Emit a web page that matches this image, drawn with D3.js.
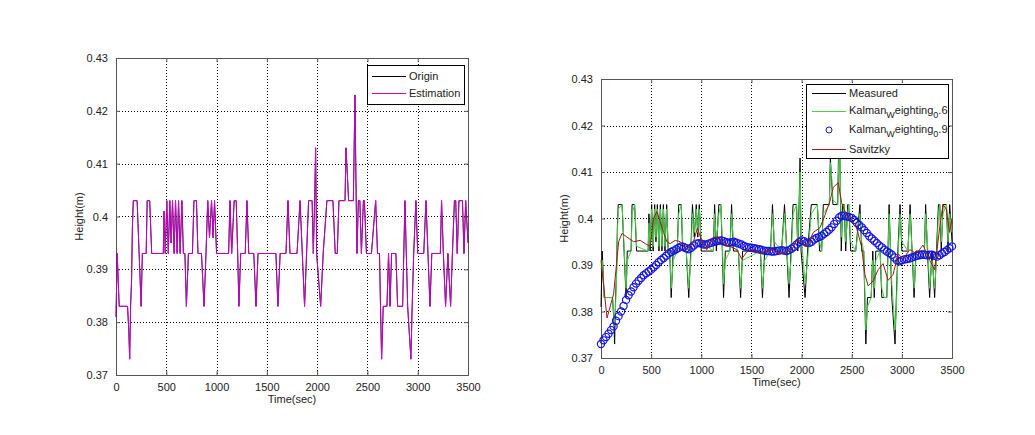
<!DOCTYPE html>
<html>
<head>
<meta charset="utf-8">
<script src="https://cdn.jsdelivr.net/npm/d3@7"></script>
<style>
  body { margin: 0; background: #fff; }
  text { font-family: Arial, "Liberation Sans", sans-serif; font-size: 11px; fill: #222; }
</style>
</head>
<body>
<svg id="chart" width="1035" height="435"></svg>
<script>
// tick labels
const xTicks = [0, 500, 1000, 1500, 2000, 2500, 3000, 3500];
const yTicks = [0.37, 0.38, 0.39, 0.4, 0.41, 0.42, 0.43];

// measured height (also "Origin" on the left)
const measuredTime = [
  0, 12, 22, 32, 115, 128, 136, 145, 155, 163,
  172, 210, 220, 230, 240, 250, 262, 300, 310, 335,
  345, 355, 470, 478, 490, 505, 520, 535, 548, 562,
  578, 592, 608, 622, 638, 655, 670, 685, 700, 720,
  760, 775, 800, 815, 850, 875, 895, 912, 930, 950,
  965, 980, 1000, 1120, 1133, 1150, 1175, 1195, 1210, 1222,
  1240, 1285, 1302, 1320, 1370, 1392, 1412, 1590, 1610, 1632,
  1690, 1710, 1730, 1800, 1830, 1875, 1895, 1915, 1950, 1962,
  1975, 1985, 1995, 2035, 2060, 2097, 2157, 2180, 2200, 2217,
  2277, 2287, 2300, 2313, 2360, 2376, 2385, 2396, 2410, 2425,
  2440, 2460, 2470, 2490, 2540, 2582, 2600, 2620, 2630, 2641,
  2657, 2694, 2710, 2725, 2740, 2783, 2800, 2823, 2850, 2873,
  2900, 2932, 2945, 2960, 2982, 3000, 3060, 3082, 3122, 3140,
  3225, 3237, 3255, 3277, 3300, 3327, 3345, 3365, 3378, 3393,
  3410, 3445, 3460, 3477, 3500
];
const measuredHeight = [
  0.381, 0.393, 0.388, 0.383, 0.383, 0.378, 0.373, 0.383, 0.388, 0.398,
  0.403, 0.403, 0.398, 0.393, 0.388, 0.383, 0.393, 0.393, 0.403, 0.403,
  0.398, 0.393, 0.393, 0.401, 0.393, 0.403, 0.393, 0.403, 0.395, 0.403,
  0.393, 0.403, 0.393, 0.403, 0.393, 0.403, 0.393, 0.393, 0.383, 0.393,
  0.393, 0.403, 0.403, 0.393, 0.393, 0.383, 0.393, 0.403, 0.396, 0.403,
  0.396, 0.403, 0.393, 0.393, 0.403, 0.393, 0.403, 0.403, 0.393, 0.383,
  0.393, 0.393, 0.403, 0.393, 0.393, 0.383, 0.393, 0.393, 0.383, 0.393,
  0.393, 0.403, 0.393, 0.393, 0.403, 0.383, 0.393, 0.403, 0.403, 0.393,
  0.403, 0.413, 0.393, 0.383, 0.393, 0.403, 0.403, 0.393, 0.393, 0.403,
  0.403, 0.413, 0.408, 0.403, 0.403, 0.423, 0.408, 0.393, 0.403, 0.403,
  0.393, 0.403, 0.403, 0.393, 0.393, 0.403, 0.393, 0.393, 0.383, 0.373,
  0.383, 0.383, 0.393, 0.383, 0.393, 0.393, 0.383, 0.383, 0.383, 0.403,
  0.383, 0.373, 0.383, 0.393, 0.403, 0.393, 0.393, 0.403, 0.383, 0.393,
  0.393, 0.403, 0.393, 0.383, 0.393, 0.383, 0.393, 0.403, 0.403, 0.393,
  0.403, 0.403, 0.393, 0.403, 0.395
];

// Kalman weighting 0.6 (same sample times as measured)
const kalman06Height = [
  0.389, 0.391, 0.387, 0.383, 0.383, 0.379, 0.377, 0.381, 0.387, 0.396,
  0.402, 0.403, 0.399, 0.394, 0.389, 0.385, 0.391, 0.393, 0.401, 0.403,
  0.399, 0.394, 0.393, 0.399, 0.394, 0.402, 0.394, 0.402, 0.396, 0.402,
  0.394, 0.402, 0.394, 0.402, 0.394, 0.402, 0.394, 0.393, 0.385, 0.391,
  0.393, 0.401, 0.403, 0.395, 0.393, 0.385, 0.391, 0.401, 0.397, 0.402,
  0.397, 0.402, 0.395, 0.393, 0.401, 0.395, 0.401, 0.403, 0.395, 0.386,
  0.391, 0.393, 0.401, 0.395, 0.393, 0.385, 0.391, 0.393, 0.385, 0.391,
  0.393, 0.401, 0.395, 0.393, 0.401, 0.386, 0.391, 0.401, 0.403, 0.395,
  0.401, 0.410, 0.397, 0.386, 0.391, 0.401, 0.403, 0.395, 0.393, 0.401,
  0.403, 0.412, 0.409, 0.404, 0.403, 0.417, 0.410, 0.396, 0.401, 0.403,
  0.395, 0.401, 0.403, 0.395, 0.393, 0.401, 0.395, 0.393, 0.385, 0.376,
  0.381, 0.383, 0.391, 0.385, 0.391, 0.393, 0.385, 0.383, 0.383, 0.401,
  0.386, 0.376, 0.381, 0.391, 0.401, 0.395, 0.393, 0.401, 0.385, 0.391,
  0.393, 0.401, 0.395, 0.385, 0.391, 0.385, 0.391, 0.401, 0.403, 0.395,
  0.401, 0.403, 0.395, 0.401, 0.397
];

// Kalman weighting 0.9, one value every 25 s
const kalman09Step = 25;
const kalman09Height = [
  0.3730, 0.3738, 0.3745, 0.3752, 0.3760, 0.3768, 0.3780, 0.3790, 0.3800, 0.3812,
  0.3825, 0.3835, 0.3843, 0.3852, 0.3860, 0.3866, 0.3872, 0.3878, 0.3882, 0.3886,
  0.3890, 0.3895, 0.3900, 0.3906, 0.3911, 0.3915, 0.3920, 0.3925, 0.3928, 0.3931,
  0.3934, 0.3937, 0.3940, 0.3939, 0.3936, 0.3934, 0.3937, 0.3942, 0.3946, 0.3947,
  0.3946, 0.3944, 0.3944, 0.3946, 0.3948, 0.3950, 0.3951, 0.3952, 0.3953, 0.3951,
  0.3949, 0.3948, 0.3949, 0.3950, 0.3948, 0.3946, 0.3944, 0.3941, 0.3939, 0.3938,
  0.3937, 0.3936, 0.3935, 0.3934, 0.3933, 0.3931, 0.3930, 0.3930, 0.3929, 0.3929,
  0.3930, 0.3931, 0.3932, 0.3931, 0.3930, 0.3932, 0.3935, 0.3939, 0.3944, 0.3949,
  0.3953, 0.3951, 0.3948, 0.3947, 0.3950, 0.3955, 0.3958, 0.3960, 0.3963, 0.3967,
  0.3971, 0.3976, 0.3981, 0.3988, 0.3995, 0.4002, 0.4006, 0.4006, 0.4004, 0.4003,
  0.4001, 0.3997, 0.3991, 0.3986, 0.3981, 0.3975, 0.3969, 0.3962, 0.3957, 0.3952,
  0.3947, 0.3942, 0.3938, 0.3933, 0.3929, 0.3926, 0.3922, 0.3916, 0.3910, 0.3908,
  0.3910, 0.3912, 0.3913, 0.3914, 0.3916, 0.3918, 0.3920, 0.3921, 0.3922, 0.3922,
  0.3921, 0.3922, 0.3922, 0.3920, 0.3918, 0.3921, 0.3925, 0.3928, 0.3932, 0.3936,
  0.3940
];

// Savitzky-Golay smoothing
const savitzkyTime = [
  0, 60, 126, 176, 209, 259, 325, 391, 441, 491,
  524, 557, 590, 624, 657, 690, 740, 790, 856, 922,
  962, 1005, 1055, 1121, 1171, 1221, 1287, 1354, 1403, 1453,
  1519, 1586, 1652, 1718, 1785, 1851, 1918, 1951, 2001, 2051,
  2117, 2183, 2233, 2283, 2316, 2366, 2399, 2449, 2498, 2548,
  2598, 2631, 2664, 2714, 2764, 2813, 2863, 2913, 2963, 3013,
  3079, 3145, 3211, 3278, 3327, 3377, 3410, 3443, 3476, 3500
];
const savitzkyHeight = [
  0.391, 0.3786, 0.3838, 0.395, 0.3968, 0.396, 0.395, 0.3953, 0.3946, 0.394,
  0.400, 0.4015, 0.3993, 0.397, 0.395, 0.3946, 0.3953, 0.395, 0.3933, 0.395,
  0.398, 0.395, 0.3933, 0.396, 0.396, 0.3946, 0.394, 0.3933, 0.3913, 0.3928,
  0.3933, 0.3924, 0.393, 0.3933, 0.3924, 0.3928, 0.3938, 0.3955, 0.395, 0.394,
  0.397, 0.398, 0.4007, 0.4037, 0.4067, 0.4077, 0.4034, 0.4007, 0.3993, 0.398,
  0.394, 0.388, 0.3855, 0.3866, 0.389, 0.3903, 0.3867, 0.388, 0.3924, 0.3913,
  0.3933, 0.3924, 0.3943, 0.391, 0.389, 0.398, 0.403, 0.402, 0.397, 0.400
];

const svg = d3.select("#chart");

// build one MATLAB-style axes box, return its scales
function makeAxes(box) {
  const x = d3.scaleLinear().domain([0, 3500]).range([box.left, box.right]);
  const y = d3.scaleLinear().domain([0.37, 0.43]).range([box.bottom, box.top]);
  const g = svg.append("g");

  // dotted grid
  g.selectAll(".gx").data(xTicks).enter().append("line")
    .attr("x1", (d) => Math.round(x(d)) + 0.5).attr("x2", (d) => Math.round(x(d)) + 0.5)
    .attr("y1", box.top).attr("y2", box.bottom)
    .attr("stroke", "#000").attr("stroke-dasharray", "1,2").attr("stroke-width", 1);
  g.selectAll(".gy").data(yTicks).enter().append("line")
    .attr("y1", (d) => Math.round(y(d)) + 0.5).attr("y2", (d) => Math.round(y(d)) + 0.5)
    .attr("x1", box.left).attr("x2", box.right)
    .attr("stroke", "#000").attr("stroke-dasharray", "1,2").attr("stroke-width", 1);

  // ticks point inward, on all four sides
  const plain = (d) => String(d);
  const bottom = g.append("g").attr("transform", `translate(0,${box.bottom})`)
    .call(d3.axisBottom(x).tickValues(xTicks).tickSize(-4).tickPadding(8).tickFormat(plain));
  const top = g.append("g").attr("transform", `translate(0,${box.top})`)
    .call(d3.axisTop(x).tickValues(xTicks).tickSize(-4).tickFormat(""));
  const left = g.append("g").attr("transform", `translate(${box.left},0)`)
    .call(d3.axisLeft(y).tickValues(yTicks).tickSize(-4).tickPadding(8).tickFormat(plain));
  const right = g.append("g").attr("transform", `translate(${box.right},0)`)
    .call(d3.axisRight(y).tickValues(yTicks).tickSize(-4).tickFormat(""));
  [bottom, top, left, right].forEach((a) => {
    a.select(".domain").attr("stroke", "#555");
    a.selectAll(".tick line").attr("stroke", "#555");
    a.selectAll("text").attr("font-size", 11).attr("font-family", "Arial, 'Liberation Sans', sans-serif").attr("fill", "#222");
  });

  g.append("text").attr("x", (box.left + box.right) / 2).attr("y", box.bottom + 28)
    .attr("text-anchor", "middle").text("Time(sec)");
  g.append("text")
    .attr("transform", `translate(${box.left - 33},${(box.top + box.bottom) / 2}) rotate(-90)`)
    .attr("text-anchor", "middle").text("Height(m)");
  return { x, y };
}

/** left chart **/
const leftBox = { left: 116, right: 468, top: 58, bottom: 375 };
const L = makeAxes(leftBox);
const lineL = d3.line().x((d) => L.x(d[0])).y((d) => L.y(d[1]));
const measuredPts = measuredTime.map((t, i) => [t, measuredHeight[i]]);

svg.append("path").datum(measuredPts).attr("d", lineL)
  .attr("fill", "none").attr("stroke", "#000").attr("stroke-width", 1);
svg.append("path").datum(measuredPts).attr("d", lineL)
  .attr("fill", "none").attr("stroke", "#f000f0").attr("stroke-width", 1).attr("stroke-opacity", 0.8);

// left legend
const legL = svg.append("g");
legL.append("rect").attr("x", 367.5).attr("y", 65.5).attr("width", 97).attr("height", 39)
  .attr("fill", "#fff").attr("stroke", "#000");
legL.append("line").attr("x1", 372).attr("x2", 406).attr("y1", 76.5).attr("y2", 76.5).attr("stroke", "#000");
legL.append("text").attr("x", 409).attr("y", 80).text("Origin");
legL.append("line").attr("x1", 372).attr("x2", 406).attr("y1", 93.5).attr("y2", 93.5).attr("stroke", "#d000d0");
legL.append("text").attr("x", 409).attr("y", 97).text("Estimation");

/** right chart **/
const rightBox = { left: 601, right: 952, top: 79, bottom: 358 };
const R = makeAxes(rightBox);
const lineR = d3.line().x((d) => R.x(d[0])).y((d) => R.y(d[1]));

svg.append("path").datum(measuredPts).attr("d", lineR)
  .attr("fill", "none").attr("stroke", "#000").attr("stroke-width", 1);
svg.append("path").datum(measuredTime.map((t, i) => [t, kalman06Height[i]])).attr("d", lineR)
  .attr("fill", "none").attr("stroke", "#44d444").attr("stroke-width", 1);
svg.append("g").selectAll("circle")
  .data(kalman09Height).enter().append("circle")
  .attr("cx", (d, i) => R.x(i * kalman09Step))
  .attr("cy", (d) => R.y(d))
  .attr("r", 3.6)
  .attr("fill", "none").attr("stroke", "#1414dc").attr("stroke-width", 1.2);
svg.append("path").datum(savitzkyTime.map((t, i) => [t, savitzkyHeight[i]])).attr("d", lineR)
  .attr("fill", "none").attr("stroke", "#a01818").attr("stroke-width", 1);

// right legend (TeX style subscripts as in the original)
const legR = svg.append("g");
legR.append("rect").attr("x", 806.5).attr("y", 84.5).attr("width", 142).attr("height", 74)
  .attr("fill", "#fff").attr("stroke", "#000");
const legendRows = [
  { y: 93, kind: "line", color: "#000" },
  { y: 111, kind: "line", color: "#44d444" },
  { y: 130, kind: "circle", color: "#1414dc" },
  { y: 149, kind: "line", color: "#a01818" }
];
legendRows.forEach((r) => {
  if (r.kind === "line") {
    legR.append("line").attr("x1", 812).attr("x2", 846).attr("y1", r.y + 0.5).attr("y2", r.y + 0.5).attr("stroke", r.color);
  } else {
    legR.append("circle").attr("cx", 829).attr("cy", r.y).attr("r", 3).attr("fill", "none").attr("stroke", r.color);
  }
});
legR.append("text").attr("x", 849).attr("y", 97).text("Measured");
function kalmanLabel(y, last) {
  const t = legR.append("text").attr("x", 849).attr("y", y);
  t.append("tspan").text("Kalman");
  t.append("tspan").attr("dy", 4).attr("font-size", 9).text("W");
  t.append("tspan").attr("dy", -4).text("eighting");
  t.append("tspan").attr("dy", 4).attr("font-size", 9).text("0");
  t.append("tspan").attr("dy", -4).text("." + last);
}
kalmanLabel(114, "6");
kalmanLabel(133, "9");
legR.append("text").attr("x", 849).attr("y", 153).text("Savitzky");
</script>
</body>
</html>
______________________________
*REQUIREMENT:*
Write out, word for word, the lines from the start of the data through the one holding "const yTicks = [0.37, 0.38, 0.39, 0.4, 0.41, 0.42, 0.43];". Omit pictures.

*RESPONSE TO THIS TASK:*
Emit a web page that matches this image, drawn with D3.js.
<!DOCTYPE html>
<html>
<head>
<meta charset="utf-8">
<script src="https://cdn.jsdelivr.net/npm/d3@7"></script>
<style>
  body { margin: 0; background: #fff; }
  text { font-family: Arial, "Liberation Sans", sans-serif; font-size: 11px; fill: #222; }
</style>
</head>
<body>
<svg id="chart" width="1035" height="435"></svg>
<script>
// tick labels
const xTicks = [0, 500, 1000, 1500, 2000, 2500, 3000, 3500];
const yTicks = [0.37, 0.38, 0.39, 0.4, 0.41, 0.42, 0.43];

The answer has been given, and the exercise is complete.